Growing up, hunting the Mississippi River Valley, ducks learned real quick to avoid anything that resembled a duck blind, and a decoy spread for that matter. You either had to have a bazillion decoys to make them think they had found a refuge, or a small handful, to make them think they had found a small group of survivors, to get them to commit. The typical 2 to 5 dozen decoy spreads seemed to flare ducks as often as not. What I can't understand, is if these ducks can get educated to blinds and common decoy spreads, why don't they get educated to spinning wing decoys? It seems every year, up and down the flyway, guys are successful with these spinning decoys, with very little signs of the ducks becoming educated enough to avoid them on a regular basis. What are your thoughts?


----------



## wingaddict (Sep 16, 2009)

I beg to differ. As the season wears on, I see them getting very educated to them. Often its the first thing we take down if the ducks arent working like they should. Even last weekend I noticed they weren't reacting to them like opening weekend


----------



## LockedWings (Jul 19, 2009)

wingaddict said:


> I beg to differ. As the season wears on, I see them getting very educated to them.
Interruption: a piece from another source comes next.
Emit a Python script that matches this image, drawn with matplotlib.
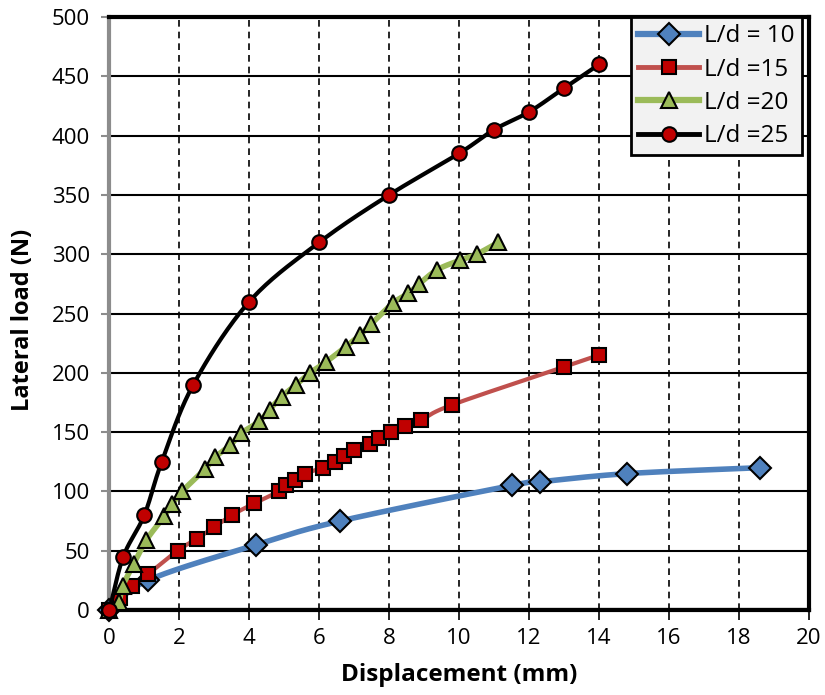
import numpy as np
import matplotlib
matplotlib.use("Agg")
import matplotlib.pyplot as plt
from matplotlib.lines import Line2D

# ---- data ----
x10 = [0, 1.1, 4.2, 6.6, 11.5, 12.3, 14.8, 18.6]
y10 = [0, 25, 55, 75, 105, 108, 115, 120]

x15 = [0, 0.3, 0.65, 1.1, 1.95, 2.5, 3.0, 3.5, 4.15, 4.85, 5.05, 5.3, 5.6, 6.1,
       6.45, 6.7, 7.0, 7.45, 7.7, 8.05, 8.45, 8.9, 9.8, 13.0, 14.0]
y15 = [0, 10, 20, 30, 50, 60, 70, 80, 90, 100, 105, 110, 115, 120,
       125, 130, 135, 140, 145, 150, 155, 160, 173, 205, 215]

x20 = [0, 0.27, 0.38, 0.7, 1.06, 1.57, 1.79, 2.08, 2.74, 3.03, 3.46, 3.77, 4.28,
       4.58, 4.93, 5.34, 5.74, 6.19, 6.76, 7.17, 7.48, 8.12, 8.55, 8.86, 9.38,
       10.03, 10.5, 11.12]
y20 = [0, 7, 20, 39, 59, 79, 89, 100, 119, 129, 139, 149, 159,
       169, 180, 190, 200, 209, 222, 232, 241, 259, 267, 275, 287,
       295, 300, 310]

x25 = [0, 0.4, 1.0, 1.5, 2.4, 4.0, 6.0, 8.0, 10.0, 11.0, 12.0, 13.0, 14.0]
y25 = [0, 45, 80, 125, 190, 260, 310, 350, 385, 405, 420, 440, 460]

labels = ["L/d = 10", "L/d =15", "L/d =20", "L/d =25"]
xticks = list(range(0, 21, 2))
yticks = list(range(0, 501, 50))

plt.rcParams['font.family'] = ['Open Sans', 'DejaVu Sans']


def smooth(xs, ys, n=20):
    """Catmull-Rom spline through the data points (pixel-proportional space)."""
    xs = np.asarray(xs, float)
    ys = np.asarray(ys, float)
    sx, sy = 35.0, 1.186
    P = np.column_stack([xs * sx, ys * sy])
    if len(P) < 3:
        return xs, ys
    P = np.vstack([P[0] - (P[1] - P[0]), P, P[-1] + (P[-1] - P[-2])])
    out = []
    for i in range(1, len(P) - 2):
        p0, p1, p2, p3 = P[i - 1], P[i], P[i + 1], P[i + 2]
        t = np.linspace(0, 1, n, endpoint=False)[:, None]
        seg = 0.5 * ((2 * p1) + (-p0 + p2) * t + (2 * p0 - 5 * p1 + 4 * p2 - p3) * t ** 2
                     + (-p0 + 3 * p1 - 3 * p2 + p3) * t ** 3)
        out.append(seg)
    out.append(P[-2][None, :])
    out = np.vstack(out)
    return out[:, 0] / sx, out[:, 1] / sy


fig = plt.figure(figsize=(8.25, 6.95), dpi=100)
ax = fig.add_axes([0.1325, 0.1223, 0.848, 0.8532])

series = [
    (x10, y10, '#4F81BD', 4.0, 'D', '#4F81BD', 11),
    (x15, y15, '#C0504D', 3.0, 's', '#C00000', 9.5),
    (x20, y20, '#9BBB59', 4.0, '^', '#9BBB59', 12),
    (x25, y25, '#000000', 3.0, 'o', '#C00000', 10.5),
]

handles = []
for i, (xs, ys, lc, lw, mk, mfc, ms) in enumerate(series):
    sxv, syv = smooth(xs, ys)
    ax.plot(sxv, syv, color=lc, lw=lw, zorder=3 + i, solid_capstyle='butt')
    ax.plot(xs, ys, ls='none', marker=mk, ms=ms, mfc=mfc, mec='black', mew=1.5,
            zorder=3 + i, clip_on=False)
    handles.append(Line2D([], [], color=lc, lw=lw + 0.5, marker=mk, ms=ms,
                          mfc=mfc, mec='black', mew=1.5))

ax.set_xlim(0, 20)
ax.set_ylim(0, 500)
ax.set_xticks(xticks)
ax.set_yticks(yticks)

# grid
for yv in yticks[1:]:
    ax.axhline(yv, color='black', lw=1.5, zorder=1)
for xv in xticks[1:-1]:
    ax.axvline(xv, color='black', lw=1.2, ls=(0, (4, 3)), zorder=1)
ax.axhline(0, color='black', lw=3, zorder=2)

for s in ['top', 'right', 'bottom']:
    ax.spines[s].set_color('black')
    ax.spines[s].set_linewidth(3)
ax.spines['left'].set_color('#8c8c8c')
ax.spines['left'].set_linewidth(3)

ax.tick_params(axis='y', direction='out', length=6, width=1.5, color='#8c8c8c',
               labelsize=16, pad=8)
ax.tick_params(axis='x', direction='out', length=7, width=1.2, color='black',
               labelsize=16, pad=6)

ax.set_xlabel('Displacement (mm)', fontsize=17.5, fontweight='bold')
ax.set_ylabel('Lateral load (N)', fontsize=17, fontweight='bold')
ax.xaxis.set_label_coords(0.5, -0.09)
ax.yaxis.set_label_coords(-0.106, 0.49)

leg = ax.legend(handles, labels, loc='upper right', bbox_to_anchor=(0.99, 1.0),
                fontsize=17.5, frameon=True, fancybox=False, handlelength=2.5,
                handletextpad=0.2, borderpad=0.3, labelspacing=0.38,
                borderaxespad=0.0)
leg.get_frame().set_facecolor('#f2f2f2')
leg.get_frame().set_edgecolor('black')
leg.get_frame().set_linewidth(2)
leg.get_frame().set_alpha(1)
leg.set_zorder(10)

fig.savefig('out.png', dpi=100)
Often its the first thing we take down if the ducks arent working like they should. Even last weekend I noticed they weren't reacting to them like opening weekend


I agree. We often take ours down if birds start to work and then won't commit. Often times they'll flare at a ways off. They definitely shy to them later in the season.


----------



## The Shovla (Aug 23, 2009)

I agree. The ducks here tend to flare relatively fast after the opener with the spinners. The only exception is in the fields. Over water, you are better off without them here in WI.


----------



## inletboy9 (Jun 20, 2007)

my past years feild and water hunting have noticed the shying away of my mojo. we dont even use one any more. we have found out that the wing magics work well in the past two years. its lower to the ground and we set it among the deaks instead of the pocket. for water we just rigged a pole to attach it to very cheap and for my opinion work very well.


----------



## Unrated (Feb 27, 2010)

I agree with these guys the spinners are much less effective than they used to be. Spend your money on better decoys and practice your calling and you'll do better!


----------



## WingedShooter7 (Oct 28, 2005)

Rarely ever use one after the first two or so weeks of the season over water....used two once the past year over an ice hole and the basically tried to land ontop of it other than that they seem to work less and less everytime you go out.


----------



## Buck25 (Mar 27, 2008)

i haven't used them a lot but i have used them a few times in fields. from my experience i would prefer to have one with a remote so that i could turn it off when the birds are working closely. But i think they work well all times of year as far as catching a birds attention.


----------



## Unrated (Feb 27, 2010)

Maybe one of those floaters that spin on the water would be better?


----------